Parallel Transmission
The binary bits are organized into groups of fixed length. Both sender and receiver are connected in parallel
with the equal number of data lines. Both computers distinguish between high order and low order data
lines. The sender sends all the bits at once on all lines. Because the data lines are equal to the number of
bits in a group or data frame, a complete group of bits (data frame) is sent in one go. Advantage of Parallel
transmission is high speed and disadvantage is the cost of wires, as it is equal to the number of bits sent in
parallel.
Serial Transmission
In serial transmission, bits are sent one after another in a queue manner. Serial transmission requires
only one communication channel.
Serial transmission can be either asynchronous or synchronous.
Asynchronous Serial Transmission
It is named so because there is no importance of timing. Data-bits have specific pattern and they help
receiver recognize the start and end data bits. For example, a 0 is prefixed on every data byte and one
or more 1s are added at the end.
Two continuous data-frames (bytes) may have a gap between them.

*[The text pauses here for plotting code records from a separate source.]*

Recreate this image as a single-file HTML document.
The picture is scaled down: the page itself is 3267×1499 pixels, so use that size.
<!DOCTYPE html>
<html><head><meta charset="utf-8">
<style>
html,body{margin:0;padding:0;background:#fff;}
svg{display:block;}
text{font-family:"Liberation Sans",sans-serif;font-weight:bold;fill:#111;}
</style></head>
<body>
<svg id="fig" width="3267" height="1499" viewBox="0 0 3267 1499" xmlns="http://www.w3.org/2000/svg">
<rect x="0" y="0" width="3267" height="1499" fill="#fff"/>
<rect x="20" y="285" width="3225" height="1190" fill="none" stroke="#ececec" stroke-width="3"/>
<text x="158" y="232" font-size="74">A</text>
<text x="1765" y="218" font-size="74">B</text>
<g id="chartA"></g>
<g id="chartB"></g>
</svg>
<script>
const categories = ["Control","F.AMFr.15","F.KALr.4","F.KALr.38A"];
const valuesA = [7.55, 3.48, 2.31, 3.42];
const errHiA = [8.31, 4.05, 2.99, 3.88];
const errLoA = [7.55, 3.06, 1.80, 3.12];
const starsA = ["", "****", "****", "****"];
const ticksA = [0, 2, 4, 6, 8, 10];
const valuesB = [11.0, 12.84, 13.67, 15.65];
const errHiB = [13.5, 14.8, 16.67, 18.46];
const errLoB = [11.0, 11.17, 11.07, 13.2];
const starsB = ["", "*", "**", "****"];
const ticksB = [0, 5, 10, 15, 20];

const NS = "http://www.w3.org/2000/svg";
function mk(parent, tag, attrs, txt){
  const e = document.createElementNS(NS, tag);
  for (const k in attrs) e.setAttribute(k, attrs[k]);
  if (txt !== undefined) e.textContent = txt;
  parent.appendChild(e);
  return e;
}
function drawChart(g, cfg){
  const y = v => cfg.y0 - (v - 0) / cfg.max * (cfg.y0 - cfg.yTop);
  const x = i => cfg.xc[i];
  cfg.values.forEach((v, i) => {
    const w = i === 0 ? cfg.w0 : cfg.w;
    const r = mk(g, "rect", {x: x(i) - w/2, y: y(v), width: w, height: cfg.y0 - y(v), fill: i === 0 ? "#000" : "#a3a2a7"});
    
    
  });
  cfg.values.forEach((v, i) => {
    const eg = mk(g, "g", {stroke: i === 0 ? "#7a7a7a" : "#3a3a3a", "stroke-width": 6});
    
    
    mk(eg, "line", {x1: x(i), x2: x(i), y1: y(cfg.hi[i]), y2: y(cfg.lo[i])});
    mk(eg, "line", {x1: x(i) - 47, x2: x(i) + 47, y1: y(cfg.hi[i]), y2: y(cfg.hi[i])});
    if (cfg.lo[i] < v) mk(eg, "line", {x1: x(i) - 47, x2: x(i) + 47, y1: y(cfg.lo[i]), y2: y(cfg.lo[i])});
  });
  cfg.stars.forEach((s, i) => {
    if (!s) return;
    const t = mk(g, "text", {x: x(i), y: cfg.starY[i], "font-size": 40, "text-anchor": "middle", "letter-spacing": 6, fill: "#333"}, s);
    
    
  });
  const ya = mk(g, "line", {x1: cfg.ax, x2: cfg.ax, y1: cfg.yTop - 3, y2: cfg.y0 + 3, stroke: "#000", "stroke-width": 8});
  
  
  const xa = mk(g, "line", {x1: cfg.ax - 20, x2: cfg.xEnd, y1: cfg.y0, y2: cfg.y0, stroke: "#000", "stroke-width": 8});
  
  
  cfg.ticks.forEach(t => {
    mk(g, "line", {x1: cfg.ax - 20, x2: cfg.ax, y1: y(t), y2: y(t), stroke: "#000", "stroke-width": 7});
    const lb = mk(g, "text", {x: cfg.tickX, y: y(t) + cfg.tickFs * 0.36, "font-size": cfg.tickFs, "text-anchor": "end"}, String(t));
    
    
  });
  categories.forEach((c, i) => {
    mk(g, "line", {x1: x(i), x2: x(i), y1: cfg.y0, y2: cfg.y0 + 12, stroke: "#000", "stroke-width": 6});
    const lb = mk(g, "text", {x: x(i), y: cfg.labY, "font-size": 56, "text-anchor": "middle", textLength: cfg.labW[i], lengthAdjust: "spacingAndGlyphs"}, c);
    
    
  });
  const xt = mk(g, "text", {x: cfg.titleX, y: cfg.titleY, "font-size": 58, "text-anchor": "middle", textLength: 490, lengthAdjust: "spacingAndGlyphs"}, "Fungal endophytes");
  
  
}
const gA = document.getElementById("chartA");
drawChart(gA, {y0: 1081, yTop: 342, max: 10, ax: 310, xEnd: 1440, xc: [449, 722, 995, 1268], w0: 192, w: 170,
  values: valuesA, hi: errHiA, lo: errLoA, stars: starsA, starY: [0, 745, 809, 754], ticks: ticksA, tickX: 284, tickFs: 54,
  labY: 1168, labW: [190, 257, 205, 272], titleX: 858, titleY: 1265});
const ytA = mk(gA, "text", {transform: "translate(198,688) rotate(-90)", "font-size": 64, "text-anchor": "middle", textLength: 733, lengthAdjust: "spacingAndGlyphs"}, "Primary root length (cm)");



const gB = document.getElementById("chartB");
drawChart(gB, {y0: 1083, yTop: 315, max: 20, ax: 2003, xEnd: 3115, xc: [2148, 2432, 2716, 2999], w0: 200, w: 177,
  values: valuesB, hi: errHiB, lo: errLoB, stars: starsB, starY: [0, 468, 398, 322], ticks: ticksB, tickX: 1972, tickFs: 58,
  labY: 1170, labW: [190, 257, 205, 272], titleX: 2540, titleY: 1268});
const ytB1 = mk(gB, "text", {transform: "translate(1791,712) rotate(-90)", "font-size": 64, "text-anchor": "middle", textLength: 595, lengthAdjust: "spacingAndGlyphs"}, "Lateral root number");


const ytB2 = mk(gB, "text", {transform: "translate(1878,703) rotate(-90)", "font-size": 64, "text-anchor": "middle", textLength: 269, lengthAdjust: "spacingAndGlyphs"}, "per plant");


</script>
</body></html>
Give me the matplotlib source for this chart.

Synchronous Serial Transmission
Timing in synchronous transmission has importance as there is no mechanism followed to recognize
start and end data bits. There is no pattern or prefix/suffix method. Data bits are sent in burst mode
without maintaining gap between bytes (8- bits). Single burst of data bits may contain a number of
bytes. Therefore, timing becomes very important.
It is up to the receiver to recognize and separate bits into bytes. The advantage of synchronous transmission is
high speed, and it has no overhead of extra header and footer bits as in asynchronous transmission.